Elizabeth Smart was the keynote speaker at this year’s Texans Fostering Community Enrichment Conference, a collaboration between Baylor Scott & White McLane Children’s Medical Center and several community organizations.
At the conference, Elizabeth spoke to foster parents, social workers, case managers, healthcare providers, child protective services and law enforcement. During her speech, she shared her harrowing story of abduction, rescue and survival, and as an advocate for child safety legislation, she talked about overcoming trauma and finding hope.
“Sometimes I look at myself and I’m still like, ‘Is this really my life? Is this really me,’” Elizabeth said.
In 2002, Elizabeth was abducted from her Utah home at the age of 14 and was rescued nine months later. Today, she credits her father for being a huge influence in her choice to pursue public speaking and advocacy.
“I remember coming to him one day and saying, ‘Well I want to do something that is going to be beneficial.
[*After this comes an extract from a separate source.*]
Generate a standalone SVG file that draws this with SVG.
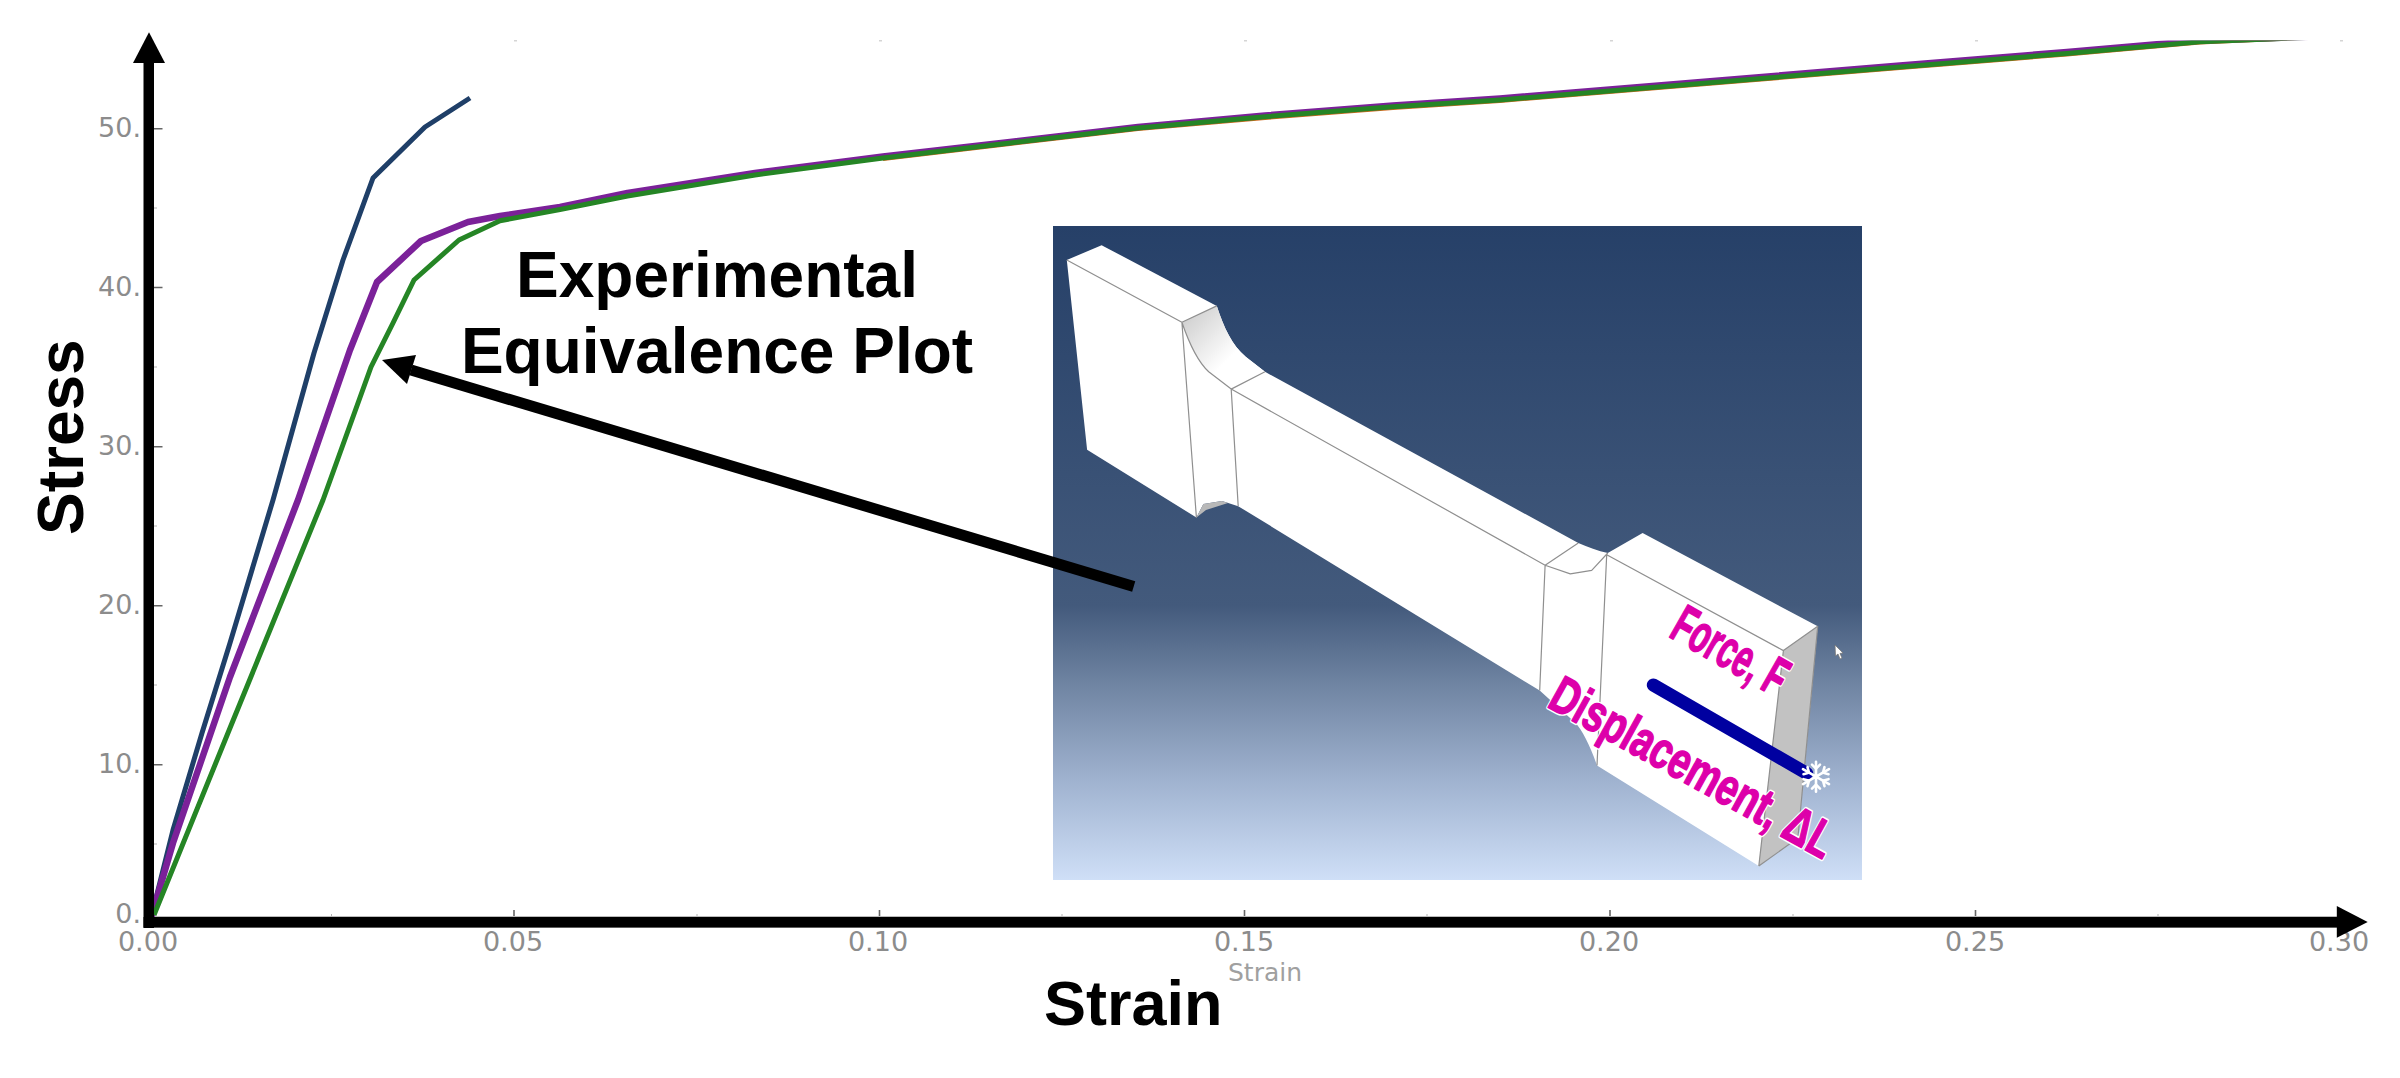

I want to do something that is going to make a difference,’” Elizabeth said. “And I remember asking him for his opinion, and that was when he said, ‘Well, you know you can share your story, you can help me out with legislation.’ I think my dad has kind of become my mentor as I’ve gone down this road.”
According to the National Sexual Violence Resource Center, one in five women have experienced completed or attempted rape in their lives, and one in six boys are sexually abused before age 16. One in two women and one in five men have experienced sexual violence other than rape in their lifetime, and more than 67 percent of instances of rape are estimated to go unreported.
In speaking to survivors, Elizabeth sometimes is faced with answering difficult questions about who best to turn to for support — and along that line — explored the concept of family.
“Family — they’re the people that have your back,” she said. “They’re the people that love you unconditionally. They’re the people who stand up for you. Sometimes that might be your case worker. Sometimes that might be your doctor. Sometimes that might be your therapist. I feel very lucky to be here today. I feel very honored to speak on this topic because many of these people who are in the audience today become those families for these victims. I want to thank them for everything that they’re doing.”
Elizabeth also put the spotlight on sexual violence affecting men.
“Women aren’t the only victims of sex crimes, and unfortunately, it is more acceptable for a woman to be a victim of rape or sexual violence than it is for a man,” she said. “We’ve got a long way to go in that area as well.”
The power of community and family
Kayla Cehand, a nurse and trauma and injury prevention coordinator on the medical staff at Baylor Scott & White McLane Children’s, spotlighted the program’s growth through the power of community.
“We started this conference three years ago with approximately 60 people attending the first year,” she said. “To see it go from that to almost 300 has been amazing. Having Elizabeth Smart come and tell her story was humbling, [and] in a way she brought a sense of hope knowing that as hard as it may be, it is possible to overcome traumatic experiences.”
The program has also become a second family to children of abuse.
“Elizabeth spoke to the power of family and how she was fortunate to have a family who loved her; this is what kept her going to in order to survive,” she said. “Unfortunately, many of the children we care for that are victims of child abuse, have experienced trauma with family as the perpetrator. So, who cares and loves for these children now? We do.”
Other topics at the conference covered caring for those with autism, risky youth online behavior, a Child Protective Services legislative review and secondary trauma.
The goal is to continue to grow and improve the conference, making it a statewide event to allow more providers and Texans to attend, more organizations to support, and most importantly, impact more children.